The Fate of Chinese Intellectuals
As the late Liu Binyan (pictured) pointed out, the history of the Chinese Communist Party had largely been anti-intellectual.
The former dissident in exile noted that “almost none of the intellectuals among the first generation of Chinese communists (including the party’s founders) “has avoided coming to grief.”
In his book China’s crisis, China’s Hope, Essays from an Intellectual in Exile (Harvard University Press 1990) Liu noted that among Chinese intellectuals, renowned Chinese writer Shen Congwen (沈从文)“was the smart one.”
“Following two unsuccessful suicide attempts at the height of the campaign in 1951, he abandoned his writing career altogether and took up research on the history of Chinese attire, thereby avoiding considerable anguish and reaping a degree of scholarly rewards in the process.”
In contrast, philosopher Liang Shuming (梁漱溟) was indomitable and unyielding, “so typical of intellectuals in China’s tradition.” He had the courage to engage Mao Zedong in open debate, “holding back nothing in his criticism of Mao’s ultimate authority”, and he stood up to the public attacks that followed.

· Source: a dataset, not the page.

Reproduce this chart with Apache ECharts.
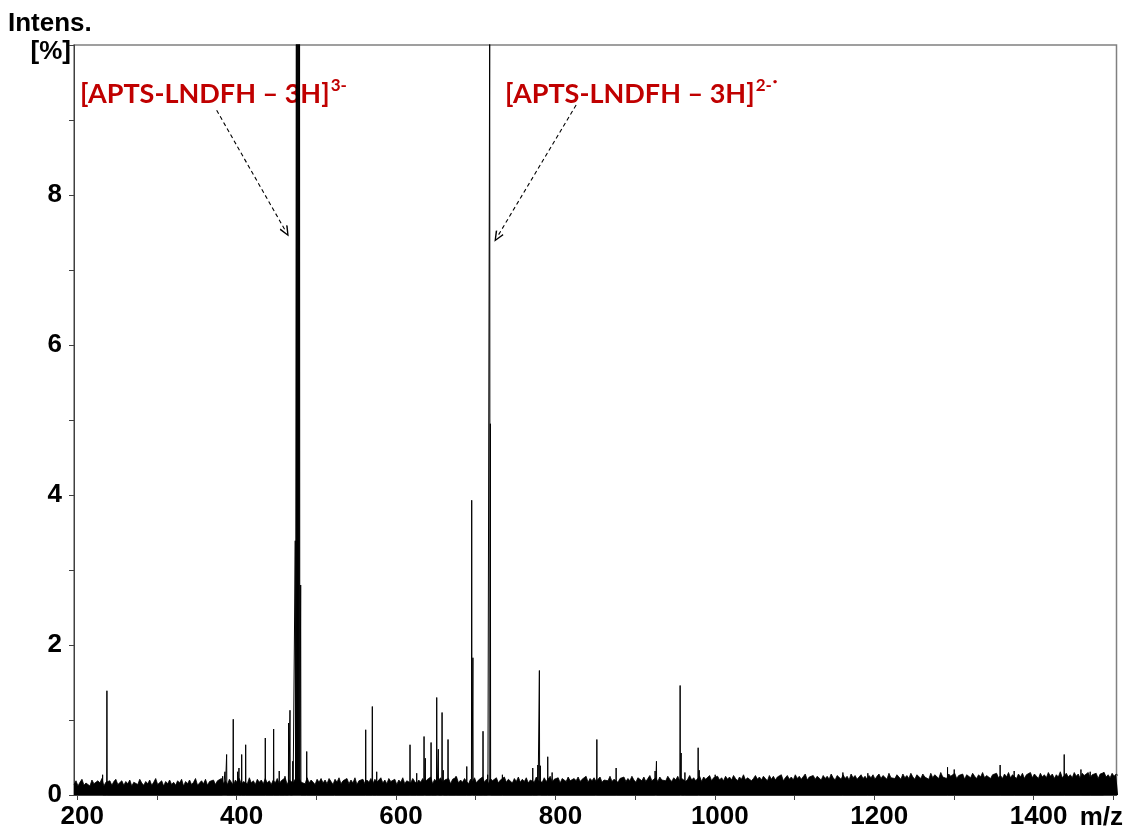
<!DOCTYPE html>
<html>
<head>
<meta charset="utf-8">
<title>Mass spectrum – APTS-LNDFH</title>
<script src="https://cdn.jsdelivr.net/npm/echarts@6/dist/echarts.min.js"></script>
<style>
  html, body { margin: 0; padding: 0; background: #ffffff; }
  #chart { width: 1125px; height: 830px; }
</style>
</head>
<body>
<div id="chart"></div>
<script>
// ---- axis settings ----
const mzMin = 196;
const mzMax = 1504;
const mzTickValues = [200, 300, 400, 500, 600, 700, 800, 900, 1000, 1100, 1200, 1300, 1400, 1500];
const mzLabelValues = [200, 400, 600, 800, 1000, 1200, 1400];
const intensityLabelValues = [0, 2, 4, 6, 8];

// ---- baseline noise envelope (% intensity), sampled every 2.5 m/z from 196 ----
const noiseStartMz = 196;
const noiseStepMz = 2.5;
const noiseLevel = [
  0.14,0.19,0.12,0.17,0.21,0.13,0.16,0.18,0.12,0.20,0.15,0.13,0.19,0.16,0.22,0.12,0.17,0.15,0.19,0.13,0.18,0.21,0.14,0.16,0.19,
  0.13,0.18,0.15,0.20,0.12,0.17,0.19,0.14,0.21,0.16,0.13,0.18,0.15,0.20,0.13,0.17,0.22,0.14,0.16,0.19,0.12,0.18,0.15,0.20,0.14,
  0.17,0.13,0.19,0.16,0.21,0.12,0.18,0.15,0.20,0.14,0.17,0.22,0.13,0.16,0.19,0.15,0.21,0.13,0.18,0.16,0.20,0.14,0.19,0.17,0.22,
  0.15,0.19,0.14,0.21,0.17,0.13,0.20,0.16,0.22,0.14,0.18,0.20,0.15,0.23,0.16,0.19,0.14,0.21,0.17,0.20,0.15,0.22,0.16,0.19,0.14,
  0.20,0.16,0.22,0.15,0.19,0.17,0.23,0.14,0.20,0.18,0.16,0.21,0.15,0.22,0.17,0.19,0.15,0.23,0.16,0.20,0.18,0.14,0.21,0.17,0.22,
  0.16,0.20,0.15,0.22,0.18,0.14,0.21,0.17,0.23,0.15,0.19,0.17,0.22,0.15,0.20,0.16,0.23,0.14,0.19,0.18,0.21,0.15,0.20,0.17,0.22,
  0.15,0.21,0.17,0.19,0.23,0.16,0.20,0.15,0.22,0.18,0.16,0.21,0.14,0.20,0.17,0.23,0.15,0.19,0.21,0.16,0.22,0.18,0.15,0.20,0.17,
  0.22,0.16,0.20,0.18,0.24,0.15,0.21,0.17,0.19,0.23,0.16,0.20,0.18,0.22,0.15,0.21,0.19,0.24,0.16,0.20,0.17,0.22,0.18,0.15,0.21,
  0.18,0.23,0.16,0.20,0.19,0.24,0.17,0.21,0.15,0.22,0.19,0.17,0.23,0.16,0.20,0.18,0.24,0.17,0.21,0.19,0.16,0.22,0.18,0.24,0.17,
  0.21,0.18,0.23,0.16,0.20,0.22,0.17,0.24,0.19,0.21,0.17,0.23,0.18,0.20,0.25,0.17,0.21,0.19,0.23,0.16,0.22,0.20,0.18,0.24,0.19,
  0.17,0.22,0.19,0.24,0.18,0.21,0.20,0.25,0.17,0.22,0.19,0.23,0.18,0.21,0.24,0.17,0.20,0.22,0.19,0.25,0.18,0.21,0.23,0.17,0.22,
  0.20,0.24,0.18,0.22,0.19,0.25,0.20,0.17,0.23,0.21,0.19,0.24,0.18,0.22,0.26,0.19,0.21,0.23,0.18,0.24,0.20,0.22,0.19,0.25,0.21,
  0.18,0.23,0.20,0.25,0.19,0.22,0.24,0.18,0.21,0.26,0.20,0.23,0.19,0.22,0.25,0.18,0.24,0.21,0.20,0.26,0.19,0.23,0.21,0.25,0.20,
  0.23,0.19,0.25,0.21,0.24,0.20,0.26,0.22,0.19,0.24,0.21,0.27,0.20,0.23,0.25,0.19,0.22,0.26,0.21,0.24,0.20,0.25,0.22,0.19,0.26,
  0.21,0.25,0.20,0.24,0.22,0.27,0.19,0.23,0.26,0.21,0.24,0.20,0.27,0.22,0.25,0.21,0.23,0.28,0.20,0.24,0.22,0.26,0.21,0.25,0.23,
  0.20,0.26,0.22,0.25,0.21,0.28,0.23,0.20,0.26,0.24,0.21,0.27,0.22,0.25,0.20,0.28,0.23,0.26,0.21,0.24,0.27,0.22,0.25,0.21,0.26,
  0.23,0.27,0.21,0.25,0.28,0.22,0.26,0.24,0.21,0.29,0.23,0.25,0.22,0.27,0.24,0.21,0.28,0.23,0.26,0.22,0.29,0.24,0.21,0.27,0.25,
  0.22,0.28,0.24,0.26,0.21,0.29,0.23,0.27,0.25,0.22,0.30,0.24,0.26,0.22,0.28,0.25,0.23,0.29,0.22,0.26,0.24,0.28,0.21,0.27,0.25,
  0.23,0.29,0.25,0.22,0.27,0.24,0.30,0.23,0.26,0.28,0.22,0.27,0.25,0.29,0.23,0.26,0.22,0.28,0.24,0.30,0.23,0.27,0.25,0.22,0.28,
  0.24,0.29,0.22,0.27,0.25,0.30,0.23,0.28,0.26,0.22,0.29,0.24,0.27,0.23,0.30,0.25,0.28,0.22,0.27,0.24,0.31,0.23,0.26,0.29,0.24,
  0.27,0.23,0.30,0.25,0.28,0.22,0.29,0.26,0.24,0.30,0.23,0.27,0.25,0.29,0.22,0.28,0.26,0.30,0.24,0.27,0.23,0.29,0.25,0.28,0.26
];

// ---- centroid peaks: m/z and relative intensity (%) ----
const peakMz = [
  231.9, 237.3, 382.5, 385.4, 387.5, 395.8, 401.3, 403.0, 406.4, 411.4,
  436.0, 446.5, 453.5, 460.7, 465.3, 467.0, 470.5, 473.6, 475.0, 476.0,
  477.0, 478.0, 479.0, 480.4, 488.0, 562.0, 570.3, 575.8, 617.6, 626.0,
  635.2, 636.8, 644.0, 651.1, 653.1, 657.8, 659.3, 665.3, 675.3, 688.8,
  695.0, 696.5, 709.2, 715.0, 717.6, 718.4, 733.5, 771.6, 777.9, 779.9,
  781.2, 790.4, 795.9, 852.0, 876.2, 925.1, 926.8, 956.5, 957.8, 962.5,
  979.1, 980.5, 1000.5, 1160.7, 1192.0, 1292.0, 1300.4, 1358.0, 1375.6, 1438.4,
  1459.4, 1471.0, 1488.0
];
const peakIntensity = [
  0.27, 1.39, 0.25, 0.31, 0.54, 1.01, 0.31, 0.36, 0.54, 0.67,
  0.76, 0.88, 0.32, 0.25, 0.96, 1.13, 0.45, 3.39, 10.5, 10.5,
  10.5, 10.5, 10.5, 2.80, 0.58, 0.87, 1.18, 0.31, 0.67, 0.29,
  0.78, 0.49, 0.70, 1.30, 0.61, 1.10, 0.33, 0.74, 0.25, 0.38,
  3.93, 1.83, 0.85, 0.27, 10.5, 4.95, 0.27, 0.36, 0.40, 1.66,
  0.39, 0.51, 0.30, 0.74, 0.36, 0.32, 0.45, 1.46, 0.56, 0.30,
  0.63, 0.33, 0.27, 0.30, 0.29, 0.37, 0.34, 0.40, 0.32, 0.54,
  0.34, 0.31, 0.30
];

// ---- ion annotations: label text and arrow (from -> to) in data coordinates ----
const ionLabels = [
  { main: '[APTS-LNDFH – 3H]', charge: '3-', radical: '' },
  { main: '[APTS-LNDFH – 3H]', charge: '2-', radical: '•' }
];
const ionArrows = [
  [[375, 9.13], [462, 7.51]],
  [[826, 9.20], [727, 7.44]]
];

// ---- build series data ----
const noiseData = noiseLevel.map((v, i) => [noiseStartMz + i * noiseStepMz, v]);
const stickData = [];
peakMz.forEach((mz, i) => {
  stickData.push([mz - 0.35, 0]);
  stickData.push([mz, peakIntensity[i]]);
  stickData.push([mz + 0.35, 0]);
});

const FONT = '"Liberation Sans", Arial, Helvetica, sans-serif';
const RED_FONT = 'Lato, "Open Sans", sans-serif';
const RED = '#C00000';

const chart = echarts.init(document.getElementById('chart'), null, { renderer: 'canvas' });

function ionText(lbl) {
  return '{m|' + lbl.main + '}{s|' + lbl.charge + '}' + (lbl.radical ? '{d|' + lbl.radical + '}' : '');
}
const ionRich = {
  m: { fontFamily: RED_FONT, fontWeight: 'bold', fontSize: 27, fill: RED, lineHeight: 34, verticalAlign: 'bottom' },
  s: { fontFamily: RED_FONT, fontWeight: 'bold', fontSize: 17, fill: RED, lineHeight: 34, verticalAlign: 'top', padding: [3, 0, 0, 1] },
  d: { fontFamily: RED_FONT, fontWeight: 'bold', fontSize: 8, fill: RED, lineHeight: 34, verticalAlign: 'top', padding: [3, 0, 0, 1] }
};

const option = {
  animation: false,
  backgroundColor: '#ffffff',
  grid: {
    left: 74, right: 8.5, top: 45, bottom: 35,
    show: true, borderColor: '#808080', borderWidth: 1.5, backgroundColor: 'transparent'
  },
  xAxis: {
    type: 'value',
    min: mzMin, max: mzMax,
    axisLine: { show: true, onZero: false, lineStyle: { color: '#404040', width: 1 } },
    axisTick: { show: true, inside: false, length: 5, customValues: mzTickValues, lineStyle: { color: '#404040', width: 1 } },
    axisLabel: {
      customValues: mzLabelValues,
      formatter: v => String(v),
      margin: 9,
      padding: [0, 0, 0, 10],
      color: '#000', fontFamily: FONT, fontWeight: 'bold', fontSize: 26
    },
    splitLine: { show: false }
  },
  yAxis: {
    type: 'value',
    min: 0, max: 10, interval: 1,
    axisLine: { show: true, lineStyle: { color: '#404040', width: 1 } },
    axisTick: { show: true, inside: false, length: 5, lineStyle: { color: '#404040', width: 1 } },
    axisLabel: {
      margin: 12,
      padding: [6, 0, 0, 0],
      color: '#000', fontFamily: FONT, fontWeight: 'bold', fontSize: 26,
      formatter: v => (intensityLabelValues.indexOf(v) >= 0 ? String(v) : '')
    },
    splitLine: { show: false }
  },
  graphic: [
    { type: 'text', left: 8, top: 11, style: { text: 'Intens.', fill: '#000', font: 'bold 26px ' + FONT } },
    { type: 'text', x: 71, y: 52, style: { text: '[%]', fill: '#000', font: 'bold 26px ' + FONT, align: 'right', verticalAlign: 'middle' } },
    { type: 'text', x: 1123, y: 818, style: { text: 'm/z', fill: '#000', font: 'bold 26px ' + FONT, align: 'right', verticalAlign: 'middle' } },
    { type: 'text', x: 80, y: 74, style: { text: ionText(ionLabels[0]), rich: ionRich } },
    { type: 'text', x: 505, y: 74, style: { text: ionText(ionLabels[1]), rich: ionRich } }
  ],
  series: [
    {
      name: 'baseline',
      type: 'line',
      data: noiseData,
      showSymbol: false,
      symbol: 'none',
      clip: true,
      lineStyle: { color: '#000', width: 0.8 },
      areaStyle: { color: '#000', opacity: 1 },
      silent: true,
      z: 2
    },
    {
      name: 'peaks',
      type: 'line',
      data: stickData,
      showSymbol: false,
      symbol: 'none',
      clip: true,
      lineStyle: { color: '#000', width: 1 },
      silent: true,
      z: 3,
      markLine: {
        silent: true,
        symbol: ['none', 'path://M5,0 L10,10 L8.6,10.9 L5,3.2 L1.4,10.9 L0,10 Z'],
        symbolSize: [9, 11],
        label: { show: false },
        lineStyle: { color: '#000', width: 1.1, type: [4, 3] },
        data: ionArrows.map(a => [{ coord: a[0] }, { coord: a[1] }])
      }
    }
  ]
};

chart.setOption(option);
</script>
</body>
</html>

“All the others either kept silent or, like Guo Moruo (郭沫若), sang paeans even to the blatant mistakes of the Chinese Communist Party, shamelessly selling their souls for all to see.”
When compared to intellectuals in the Soviet Union and Eastern Europe, Chinese intellectuals were said to be more compliant.
In the twenty years following the 1917 revolution, some Soviet writers and literary theorists continued to contribute valuable work to the world, but nothing similar occurred in China.
Even as late as in the 1980s, Chinese writers could not match the courage of Hungarian writers of the 1950s or Czech writers of the 1960s.
So where did the problem lie? According to Liu., “the appeal of name, position, and material benefits is so strong among some intellectuals that it can overcome the desire for truth and lead to a willing sacrifice of individual talent.”
The lack of intellectual courage also had to do with what Liu called the loss of their political and economic independence as intellectuals became “employees of a highly centralized state.”
In the 35 years prior to 1990, intellectuals had lost their freedom to choose the nature of their work, as well as the location, organization, and the conditions under which the work was performed. Their salaries, position, housing, awards and honors, the opportunity to go abroad or perform domestic assignments were all determined by a higher authority. This could not help but undermine their independent thought, and made them subservient to party cadres who had the power to determine their fate. As Liu pit it, “the loss of a sense of equality saps the courage to struggle.”
But the true determination of the fate of intellectuals had been the anti-intellectualism campaigns launched by Mao Zedong. The theoretical framework of the campaign was that intellectuals must be dependent upon and obedient to the workers and peasants whom they were supposed to serve while cleansing themselves of “bourgeois individualism”.
“The effect … was to crush, once and for all, the intellectuals’ critical spirit and rebelliousness. This philosophy has enjoyed uninterrupted development since 1949, forcing intellectuals to move through society with their tails between their legs.”